EGS Financing Hurdles
Unlike wind and solar, EGS still faces hurdles in securing low-cost financing due to limited long-term reservoir performance data. Investors remain cautious about reservoir longevity, seismic risk, and the performance of downhole equipment in extreme temperatures. However, growing buyer interest and falling costs are signaling that barriers to EGS deployment are weakening, with the technology becoming more repeatable.
Part 7: Emerging Technologies and Cost Reduction Pathways
The cost outlook for geothermal in 2026 and beyond is defined by rapid technological innovation. Several converging trends promise to dramatically lower the cost curve over the coming decade.
1. Advanced Drilling Technologies
The most significant near-term cost reductions are coming from drilling innovations borrowed from the oil and gas industry. Polycrystalline diamond compact (PDC) bits have become practical for hard-rock geothermal drilling, dramatically increasing penetration rates. Multi-well pad drilling reduces mobilization costs and accelerates learning curves. Physics-based rate limiter redesign has eliminated previously assumed constraints.
The results are compelling: average penetration rates have improved from 25 ft/hour in 2017 to 75 ft/hour in 2025—a tripling of drilling speed. Casing running speeds have increased from 300 feet/hour to 800 feet/hour. These gains translate directly into lower well costs and shorter project timelines.
2. Enhanced Geothermal Systems Maturation
EGS is rapidly transitioning from research to commercial reality. Fervo Energy raised over $1 billion between 2022 and 2025 and has demonstrated drilling rates of 30 meters per hour—nearly quadruple the industry baseline. The company’s Cape Station project reduced costs by two-thirds compared to its earlier Project Red pilot.
3. Superhot Rock Demonstration
The US Department of Energy’s SUPERHOT program is funding research to develop scalable, cost-effective superhot geothermal energy, aiming to boost US baseload power using high-temperature resources deeper underground. The European SHiFT project—led by Reykjavík Energy with €10 million in Horizon Europe funding and 17 partners including Enel—aims to bring superhot geothermal systems to near-commercial technology readiness through a demonstration in Iceland. The New Zealand government has released $55 million for the GeoShot NZ project targeting superhot fluids at depths of 4–5 km.
Part 8: Looking Ahead – The Geothermal Cost Trajectory to 2035
The consensus across industry analysts is clear: geothermal costs are poised for dramatic reductions. Rystad Energy projects geothermal capital expenditures to grow 20% by 2030, reaching nearly $9 billion annually. More significantly, the US Department of Energy expects geothermal power costs to fall by 90% by 2035, potentially lowering EGS LCOE to $45/MWh—making geothermal directly competitive with gas turbines and solar-plus-storage.
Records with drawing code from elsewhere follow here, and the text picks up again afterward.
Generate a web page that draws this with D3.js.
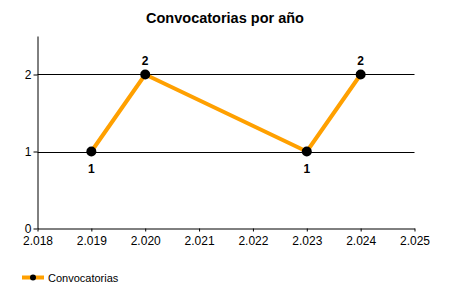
<!DOCTYPE html>
<html><head><meta charset="utf-8">
<script src="https://cdn.jsdelivr.net/npm/d3@7"></script>
<style>body{margin:0;background:#fff}svg{display:block}text{font-family:"Liberation Sans",Arial,sans-serif}</style>
</head><body>
<svg id="c" width="450" height="300"></svg>
<script>
const title = "Convocatorias por año";
const seriesName = "Convocatorias";
const years = [2019, 2020, 2023, 2024];
const values = [1, 2, 1, 2];
const xTicks = [2018, 2019, 2020, 2021, 2022, 2023, 2024, 2025];
const yTicks = [0, 1, 2];

const svg = d3.select("#c");
const m = {l: 37.5, r: 414.5, t: 36, b: 228.5};
const x = d3.scaleLinear().domain([2018, 2025]).range([m.l, m.r]);
const y = d3.scaleLinear().domain([0, 2.5]).range([m.b, m.t]);
const fmt = d => { const s = String(d); return s.slice(0,1) + "." + s.slice(1); };

svg.append("text").attr("x", 225).attr("y", 23).attr("text-anchor", "middle")
  .attr("font-size", 14.5).attr("font-weight", "bold").text(title);

// gridlines
svg.append("g").selectAll("line").data(yTicks.filter(d => d > 0)).join("line")
  .attr("x1", m.l).attr("x2", m.r).attr("y1", d => Math.round(y(d)) + 0.5).attr("y2", d => Math.round(y(d)) + 0.5)
  .attr("stroke", "#000");

const xa = svg.append("g").attr("transform", `translate(0,${m.b})`)
  .call(d3.axisBottom(x).tickValues(xTicks).tickFormat(fmt).tickSize(3).tickSizeOuter(0));
xa.select(".domain").attr("stroke", "#000");
xa.selectAll("text").attr("font-size", 12).attr("fill", "#000").attr("y", 8).attr("dy", "0.71em");

const ya = svg.append("g").attr("transform", `translate(${m.l},0)`)
  .call(d3.axisLeft(y).tickValues(yTicks).tickFormat(d3.format("d")).tickSize(4).tickSizeOuter(0));
ya.select(".domain").attr("stroke", "#000");
ya.selectAll("text").attr("font-size", 12).attr("fill", "#000").attr("x", -6);

const data = years.map((yr, i) => ({yr, v: values[i]}));
svg.append("path").datum(data)
  .attr("d", d3.line().x(d => x(d.yr)).y(d => y(d.v)))
  .attr("fill", "none").attr("stroke", "#FFA000").attr("stroke-width", 4).attr("stroke-linejoin", "round");

svg.append("g").selectAll("circle").data(data).join("circle")
  .attr("cx", d => x(d.yr)).attr("cy", d => y(d.v)).attr("r", 5).attr("fill", "#000");

svg.append("g").selectAll("text").data(data).join("text")
  .attr("x", d => x(d.yr)).attr("y", (d, i) => i % 2 ? y(d.v) - 10 : y(d.v) + 21)
  .attr("text-anchor", "middle").attr("font-size", 12).attr("font-weight", "bold").text(d => d.v);

// legend
const lg = svg.append("g");
lg.append("line").attr("x1", 22).attr("x2", 44).attr("y1", 277.5).attr("y2", 277.5)
  .attr("stroke", "#FFA000").attr("stroke-width", 4);
lg.append("circle").attr("cx", 33).attr("cy", 277.5).attr("r", 3).attr("fill", "#000");
lg.append("text").attr("x", 48).attr("y", 281.5).attr("font-size", 11).text(seriesName);
</script>
</body></html>
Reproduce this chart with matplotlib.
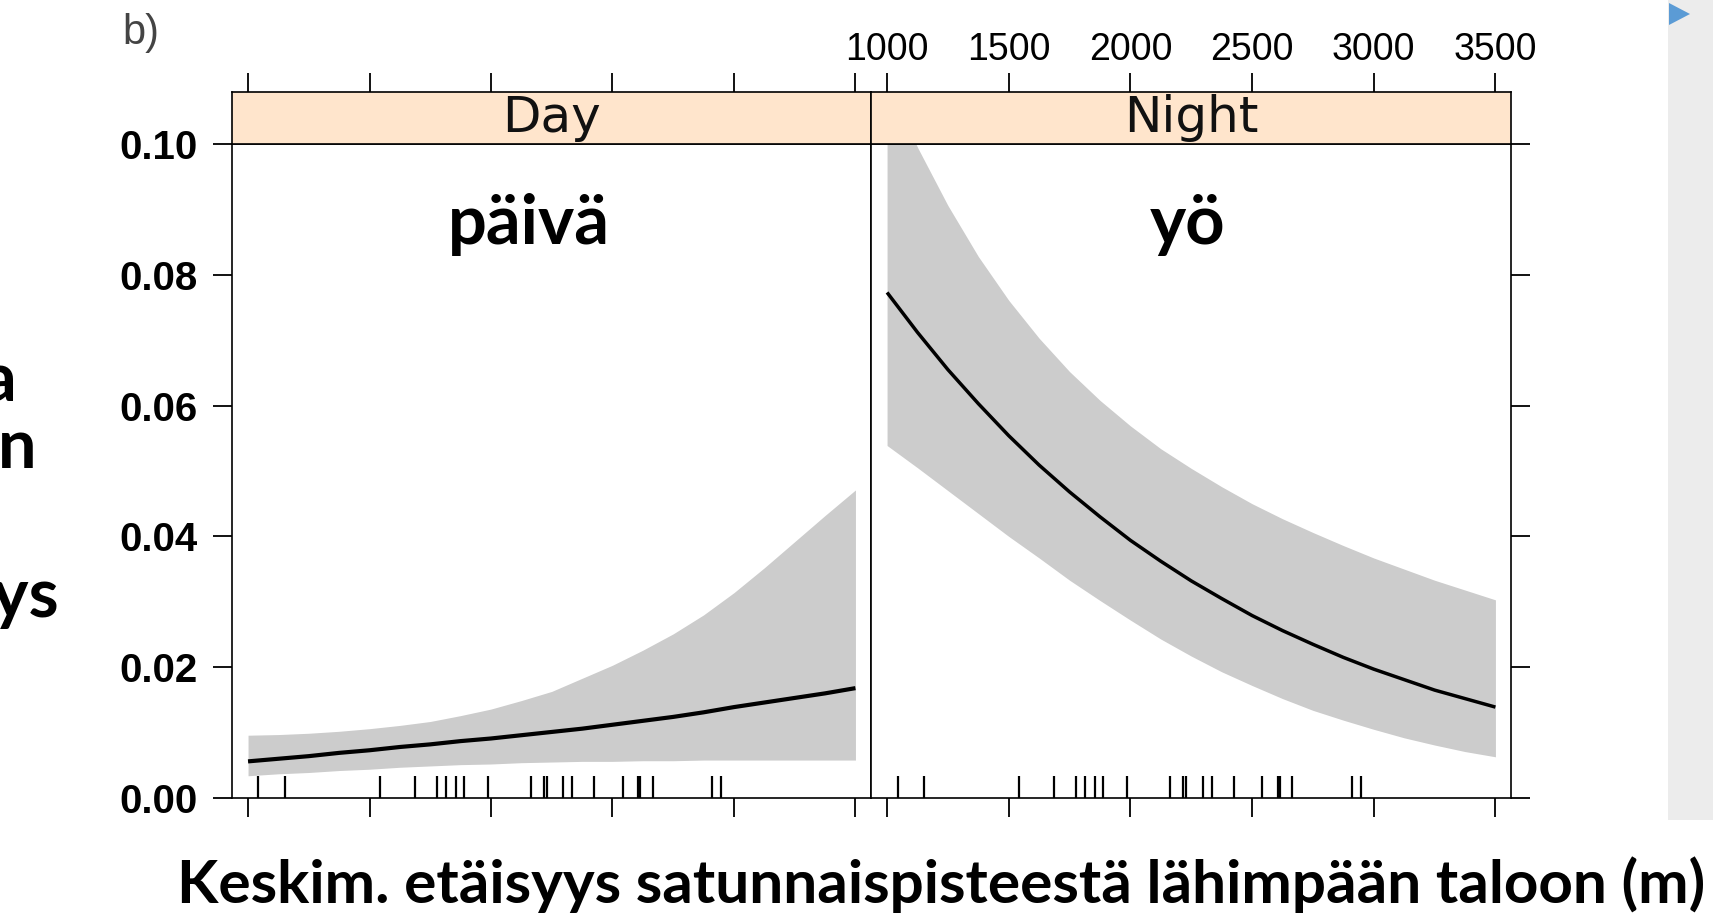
"""Probability vs. mean distance to nearest house, day and night panels.

Lattice-style two-panel figure redrawn with matplotlib (Agg backend).
"""

import matplotlib

matplotlib.use("Agg")
import matplotlib.pyplot as plt  # noqa: E402
from matplotlib.patches import Polygon, Rectangle  # noqa: E402

# --- data ---------------------------------------------------------------------
DIST = [1000, 1125, 1250, 1375, 1500, 1625, 1750, 1875, 2000, 2125, 2250,
        2375, 2500, 2625, 2750, 2875, 3000, 3125, 3250, 3375, 3500]

DAY_FIT = [0.0056, 0.0060, 0.0064, 0.0069, 0.0073, 0.0078, 0.0082, 0.0087, 0.0091, 0.0096, 0.0101,
           0.0106, 0.0112, 0.0118, 0.0124, 0.0131, 0.0139, 0.0146, 0.0153, 0.0160, 0.0168]
DAY_LOWER = [0.0034, 0.0037, 0.0039, 0.0042, 0.0044, 0.0047, 0.0049, 0.0051, 0.0052, 0.0054, 0.0055,
             0.0056, 0.0056, 0.0057, 0.0057, 0.0058, 0.0058, 0.0058, 0.0058, 0.0058, 0.0058]
DAY_UPPER = [0.0096, 0.0097, 0.0099, 0.0102, 0.0106, 0.0111, 0.0117, 0.0126, 0.0136, 0.0149, 0.0163,
             0.0183, 0.0203, 0.0226, 0.0251, 0.0280, 0.0314, 0.0352, 0.0392, 0.0432, 0.0471]

NIGHT_FIT = [0.0773, 0.0712, 0.0655, 0.0603, 0.0554, 0.0509, 0.0468, 0.0430, 0.0394, 0.0362, 0.0332,
             0.0305, 0.0279, 0.0256, 0.0235, 0.0215, 0.0197, 0.0181, 0.0165, 0.0152, 0.0139]
NIGHT_LOWER = [0.0539, 0.0505, 0.0470, 0.0435, 0.0400, 0.0367, 0.0333, 0.0302, 0.0272, 0.0243, 0.0217,
               0.0193, 0.0172, 0.0152, 0.0134, 0.0119, 0.0105, 0.0092, 0.0081, 0.0071, 0.0063]
NIGHT_UPPER = [0.1096, 0.0995, 0.0906, 0.0828, 0.0761, 0.0703, 0.0652, 0.0608, 0.0569, 0.0534, 0.0504,
               0.0476, 0.0450, 0.0427, 0.0406, 0.0386, 0.0367, 0.0350, 0.0333, 0.0318, 0.0303]

# observed distances (rug), same in both panels
RUG = [1043, 1153, 1542, 1688, 1776, 1814, 1854, 1888, 1987, 2164, 2218, 2230,
       2298, 2334, 2424, 2542, 2606, 2613, 2665, 2910, 2946]

PANELS = ["Day", "Night"]
PANEL_NOTES = ["päivä", "yö"]
Y_TICKS = [0.00, 0.02, 0.04, 0.06, 0.08, 0.10]
Y_TICK_LABELS = ["0.00", "0.02", "0.04", "0.06", "0.08", "0.10"]
X_TICKS = [1000, 1500, 2000, 2500, 3000, 3500]
X_TICK_LABELS = ["1000", "1500", "2000", "2500", "3000", "3500"]
XLABEL = "Keskim. etäisyys satunnaispisteestä lähimpään taloon (m)"
YLABEL_TAILS = ["a", "n", "yys"]

# --- layout (pixels of the 1713x915 canvas) ----------------------------------
W, H = 1713, 915
BAND = "#cccccc"
STRIP = "#ffe5cc"
TXT_FONT = ["Lato", "DejaVu Sans"]
XLIM = (934, 3564)


def box(x0, y0, x1, y1):
    """Pixel rectangle (top-left origin) -> figure fraction [l, b, w, h]."""
    return [x0 / W, 1 - y1 / H, (x1 - x0) / W, (y1 - y0) / H]


def fit_width(txt, target_px):
    fig.canvas.draw()
    w = txt.get_window_extent().width
    txt.set_fontsize(txt.get_fontsize() * target_px / w)


fig = plt.figure(figsize=(W / 100, H / 100), dpi=100)

panel_x = [(232, 871), (871, 1511)]
series = [(DAY_FIT, DAY_LOWER, DAY_UPPER, 3.0), (NIGHT_FIT, NIGHT_LOWER, NIGHT_UPPER, 2.5)]

for i, ((x0, x1), (fit, lo, hi, lw)) in enumerate(zip(panel_x, series)):
    ax = fig.add_axes(box(x0, 144, x1, 798))
    ax.fill_between(DIST, lo, hi, color=BAND, lw=0)
    ax.plot(DIST, fit, color="black", lw=lw, solid_capstyle="butt")
    ax.vlines(RUG, 0, 0.034, transform=ax.get_xaxis_transform(), color="black", lw=1.6)
    ax.set_xlim(*XLIM)
    ax.set_ylim(0, 0.10)
    ax.set_xticks(X_TICKS)
    ax.set_yticks(Y_TICKS)
    ax.tick_params(direction="out", length=13.5, width=1.3, color="black")
    ax.tick_params(axis="x", bottom=True, top=False, labelbottom=False)
    if i == 0:
        ax.set_yticklabels(Y_TICK_LABELS, fontsize=29, fontweight="bold",
                           family="Liberation Sans")
        ax.tick_params(axis="y", left=True, right=False, pad=11.5)
    else:
        ax.tick_params(axis="y", left=False, right=True, labelleft=False)
    for sp in ax.spines.values():
        sp.set_linewidth(1.2)

    # strip with panel name, ticks above it
    st = fig.add_axes(box(x0, 92, x1, 144), facecolor=STRIP)
    st.set_xlim(*XLIM)
    st.set_xticks(X_TICKS)
    st.set_yticks([])
    st.tick_params(axis="x", direction="out", length=13.5, width=1.3,
                   bottom=False, labelbottom=False, top=True, labeltop=(i == 1), pad=4)
    if i == 1:
        st.set_xticklabels(X_TICK_LABELS, fontsize=27, family="Liberation Sans")
    for sp in st.spines.values():
        sp.set_linewidth(1.2)
    st.text(0.5, 0.5, PANELS[i], transform=st.transAxes, ha="center", va="center",
            fontsize=36, family="DejaVu Sans", color="#111111")

# annotations inside the panels
notes = []
for note, cx in zip(PANEL_NOTES, [529, 1188]):
    notes.append(fig.text(cx / W, 1 - 244 / H, note, ha="center", va="baseline",
                          fontsize=40, fontweight="bold", family=TXT_FONT))
fit_width(notes[0], 162)
notes[1].set_fontsize(notes[0].get_fontsize())
note_size = notes[0].get_fontsize()

xl = fig.text(941 / W, 1 - 903 / H, XLABEL, ha="center", va="baseline",
              fontsize=36, fontweight="bold", family=TXT_FONT)
fit_width(xl, 1526)

# clipped ends of the y label at the left edge
for tail, rx, base in zip(YLABEL_TAILS, [16, 36, 60], [402, 468, 617]):
    fig.text(rx / W, 1 - base / H, tail, ha="right", va="baseline",
             fontsize=note_size, fontweight="bold", family=TXT_FONT)

fig.text(122 / W, 1 - 44 / H, "b)", ha="left", va="baseline", fontsize=30,
         family="Liberation Sans", color="#444444")

# slide frame remnants on the right
fig.add_artist(Rectangle((1668 / W, 1 - 820 / H), 45 / W, 820 / H,
                         transform=fig.transFigure, color="#ececec", lw=0))
fig.add_artist(Polygon([(1669 / W, 1 - 3 / H), (1690 / W, 1 - 14 / H), (1669 / W, 1 - 25 / H)],
                       closed=True, transform=fig.transFigure, color="#5b9bd5", lw=0))

fig.savefig("out.png", dpi=100)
The IEA’s low-cost case for next-generation geothermal projects LCOE declining from approximately $100/MWh today to around $40–50/MWh by 2035, driven by learning rates of 10–15% with each doubling of installed capacity.
Several factors will determine whether these projections materialize:
1. Continued drilling cost reductions: If recent improvements continue, well costs could halve again by 2030.
2. EGS commercialization at scale: The first 100 MW-scale EGS projects will demonstrate whether performance improvements translate to bankable project economics.
3. Superhot rock feasibility: Successful demonstration of 400–500°C wells could unlock geothermal potential nearly everywhere.
4. Supply chain development: A dedicated geothermal manufacturing and services supply chain would reduce costs compared to the current reliance on oil and gas contractors.
5. Financing innovation: Green bonds, public-private partnerships, and risk mitigation instruments could lower the cost of capital by 2–3 percentage points.
Conclusion
Building a geothermal power plant in 2026 remains a capital-intensive proposition, with costs ranging from approximately $2,000 to $8,000 per kilowatt depending on technology, location, and resource quality. For a typical 50 MW facility, a developer should anticipate total capital requirements of $150–250 million, with drilling accounting for 30–57% of that total.
Yet the cost trajectory is decisively downward. Advances in drilling technology—PDC bits, multi-well pads, and physics-based rate limiting—have already reduced well costs by 12–26% from the 2017 baseline. EGS is moving from laboratory to commercial demonstration, with projects like Fervo Energy’s Cape Station achieving two-thirds cost reductions. Superhot rock geothermal, if successfully demonstrated, could deliver electricity at $20–35 per MWh, rivaling the cheapest fossil generation.
Geothermal will never be as cheap as onshore wind or utility-scale solar on a pure LCOE basis. But LCOE tells only part of the story. In a grid increasingly dominated by intermittent renewables, geothermal’s 80–95% capacity factor, zero fuel costs, and dispatchability are strategic assets of growing value. As battery storage remains expensive for multi-day or seasonal applications, geothermal offers firm, clean power that conventional renewables cannot match without massive storage investments.
For policymakers, the message is clear: the high upfront cost of geothermal is not an immutable barrier but a challenge amenable to innovation. For investors, the risk-reward equation is shifting as drilling becomes more predictable, financing more available, and offtake more valuable. And for a world seeking reliable, low-carbon baseload power, geothermal’s moment may finally be arriving—not as a niche resource limited to volcanic hotspots, but as a globally scalable clean energy solution.
The cost of building a geothermal plant in 2026 is substantial. But the cost of not building them—measured in carbon emissions, grid instability, and continued fossil fuel dependence—is far greater.